Il y a quelque temps déjà, nous avions relevé l’audacieuse position d’un plaideur qui soutenait que l’action en exécution forcée d’une promesse synallagmatique de vente était une action réelle, soumise à la prescription trentenaire. La Cour (Cass. Civ. 3e, 8 juillet 2021, n° 19-26342 [1]), relevant que le transfert de propriété ayant été subordonné à la réitération en la forme authentique, le bénéficiaire n’était pas encore propriétaire, de sorte qu’il n’exerçait pas une action en revendication mais une action personnelle, qui se prescrit par 5 ans. Nous exposions que la solution, logique, demeurait contingente en ce sens que tout dépendait de la rédaction de la promesse. Si les parties n’avaient pas stipulé que la propriété ne passerait que lors de l’acte authentique, la solution eût été différente.

Sur cet arrêt, voir L. Thibierge, « Promesses de vente : de l’exécution forcée », Revue des contrats 2022/1, p/ 49.

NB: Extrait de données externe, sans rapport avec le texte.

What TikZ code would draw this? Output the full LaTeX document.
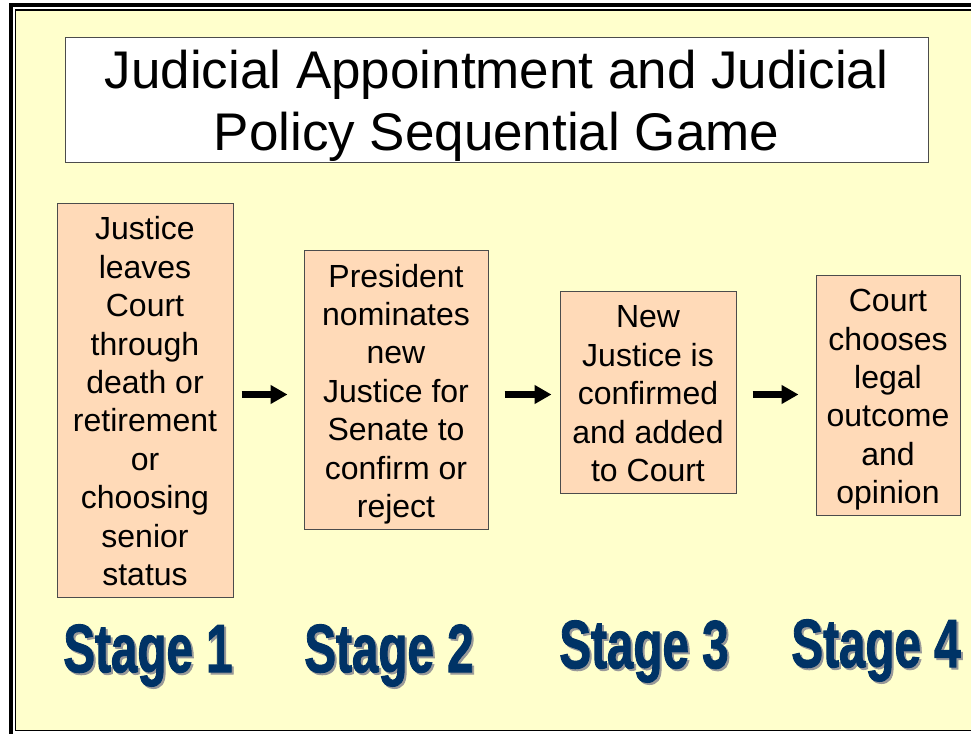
\documentclass[tikz,border=0pt]{standalone}
\usepackage{fontspec}
\setmainfont{Liberation Sans}
\newfontfamily\stagefont[BoldFeatures={FakeBold=1.8}]{Liberation Sans}
\usetikzlibrary{arrows.meta}

\definecolor{slidebg}{HTML}{FFFFCC}
\definecolor{peach}{HTML}{FFDAB8}
\definecolor{stagenavy}{HTML}{003366}

\newcommand\boxstrut{\rule[-7pt]{0pt}{39.5pt}}
\newcommand\titlestrut{\rule[-11.7pt]{0pt}{62pt}}

\begin{document}
\begin{tikzpicture}[x=1pt,y=-1pt,
		stepbox/.style={draw=black!70,fill=peach,line width=1pt,inner sep=0pt,align=center,
			font=\fontsize{32}{38.4}\selectfont},
		flow/.style={line width=6.5pt,-{Triangle[length=17pt,width=18pt]}},
		stagelabel/.style={anchor=base,xscale=0.7,font=\fontsize{68}{68}\selectfont\stagefont\bfseries}]
	\useasboundingbox (0,0) rectangle (971,733);
	\clip (0,0) rectangle (971,733);
	% slide frame
	\fill[white] (0,0) rectangle (971,733);
	\draw[line width=3.6pt] (11,5.3) rectangle (990,740);
	\draw[fill=slidebg,line width=1.6pt] (15.4,10.3) rectangle (985,730.6);
	% title
	\node[draw=black!70,fill=white,line width=1pt,minimum width=863pt,minimum height=120pt,
		inner sep=0pt,align=center,font=\fontsize{53}{62}\selectfont] (title) at (496.5,100)
		{\titlestrut Judicial Appointment and Judicial\\Policy Sequential Game\titlestrut};
	% the four stages
	\node[stepbox,minimum width=176pt,minimum height=394pt] (b1) at (145,400)
		{\boxstrut Justice\\leaves\\Court\\through\\death or\\retirement\\or\\choosing\\senior\\status\boxstrut};
	\node[stepbox,minimum width=184pt,minimum height=279pt] (b2) at (396,389.5)
		{\boxstrut President\\nominates\\new\\Justice for\\Senate to\\confirm or\\reject\boxstrut};
	\node[stepbox,minimum width=176pt,minimum height=202pt] (b3) at (648,392)
		{\boxstrut New\\Justice is\\confirmed\\and added\\to Court\boxstrut};
	\node[stepbox,minimum width=144pt,minimum height=240pt] (b4) at (888,395)
		{\boxstrut Court\\chooses\\legal\\outcome\\and\\opinion\boxstrut};
	\coordinate (mid) at (0,394.5);
	\draw[flow,shorten <=8pt,shorten >=16pt] (b1.east |- mid) -- (b2.west |- mid);
	\draw[flow,shorten <=16pt,shorten >=8pt] (b2.east |- mid) -- (b3.west |- mid);
	\draw[flow,shorten <=16pt,shorten >=17pt] (b3.east |- mid) -- (b4.west |- mid);
	\foreach \n/\x/\y in {1/148/672,2/389/672,3/644/668,4/876/667}{
		\node[stagelabel,text=black!40] at (\x+2,\y+2) {Stage \n};
		\node[stagelabel,text=stagenavy] (stage\n) at (\x,\y) {Stage \n};
	}
\end{tikzpicture}
\end{document}
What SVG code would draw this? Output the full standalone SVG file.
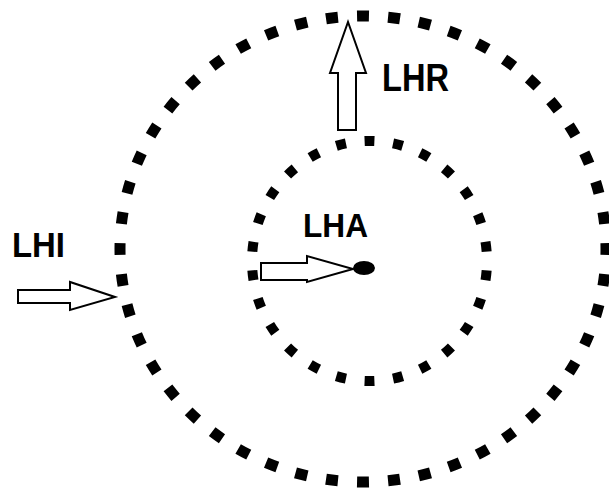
<svg xmlns="http://www.w3.org/2000/svg" width="609" height="490" viewBox="0 0 609 490">
  <style>
    .ring { fill: none; stroke: #000; }
    .arrow { fill: #fff; stroke: #000; stroke-width: 2; stroke-linejoin: miter; }
    .label { font-family: "Liberation Sans", Arial, sans-serif; font-weight: bold; fill: #000; }
  </style>
  <rect width="609" height="490" fill="#fff"/>
  <g id="outer-ring">
    <path class="ring" stroke-width="11" d="M 363 16 A 243 233 0 0 1 363 482 A 243 233 0 0 1 363 16 Z" pathLength="1488" stroke-dasharray="12 19" stroke-dashoffset="6"/>
  </g>
  <g id="inner-ring">
    <path class="ring" stroke-width="10" d="M 369.5 141 A 117.5 120 0 0 1 369.5 381 A 117.5 120 0 0 1 369.5 141 Z" pathLength="754" stroke-dasharray="10 19" stroke-dashoffset="5"/>
  </g>
  <g id="center-point">
    <ellipse cx="364" cy="268" rx="11" ry="7" fill="#000"/>
  </g>
  <g id="connectors">
    <polygon id="arrow-LHI" class="arrow" points="18,290 70,290 70,282 115,297 70,310 70,303 18,303"/>
    <polygon id="arrow-LHA" class="arrow" points="261,263 307,263 307,256 353,269 307,282 307,280 261,280"/>
    <polygon id="arrow-LHR" class="arrow" points="338,130 338,73 330,73 348,22 366,73 356,73 356,130"/>
  </g>
  <g id="label-LHI">
    <text class="label" x="12" y="257" font-size="35" textLength="53" lengthAdjust="spacingAndGlyphs">LHI</text>
  </g>
  <g id="label-LHA">
    <text class="label" x="303" y="237" font-size="33" textLength="65" lengthAdjust="spacingAndGlyphs">LHA</text>
  </g>
  <g id="label-LHR">
    <text class="label" x="382" y="91" font-size="39" textLength="67" lengthAdjust="spacingAndGlyphs">LHR</text>
  </g>
</svg>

Voici un nouvel arrêt qui retient l’attention. En l’espèce (Cass. Civ. 3e, 2 mars 2022, n° 20-23602 [2]), le vendeur d’un bien immobilier n’avait pas été payé par l’acquéreur (dans le cadre d’une adjudication). La vente avait eu lieu en 2007. Impayé, il en réclamait la résolution en 2016. Pour accueillir l’action, la cour d’appel retient que « l'imprescriptibilité du droit de propriété emporte celle de l'action en revendication et que la résolution judiciaire de la vente aux enchères du 2 octobre 2007 pour défaut de paiement du prix d'adjudication ne constitue pas une demande en paiement du prix, mais est destinée à protéger la propriété et se trouve soumise à la prescription trentenaire ». Dit autrement, les juges du fond assimilent l’action en résolution de la vente à une action en revendication, parce qu’elle emportera in fine la restitution de la propriété au vendeur.

Cassation, justifiée à notre sens. L’action en résolution est une action personnelle, et non une action en revendication. Sauf à considérer que la nature de l’action en résolution varie en fonction du type de contrat (personnelle pour tous les contrats ; réelle pour les ventes immobilières), l’action en résolution, qui sanctionne l’inexécution d’une obligation (droit personnel) doit être qualifiée de personnelle.

En application de l’article 2224 C. Civ., l’action devait donc être exercée dans les 5 ans du jour où le créancier a connu les faits lui permettant d’agir, i.e. du jour où le prix aurait dû être payé.

Où l’on voit que la distinction des actions réelles et personnelles, conséquence de la summa divisio biens / personnes, loin d’être cantonnée aux arcanes doctrinaux, revêt un fort intérêt pratique.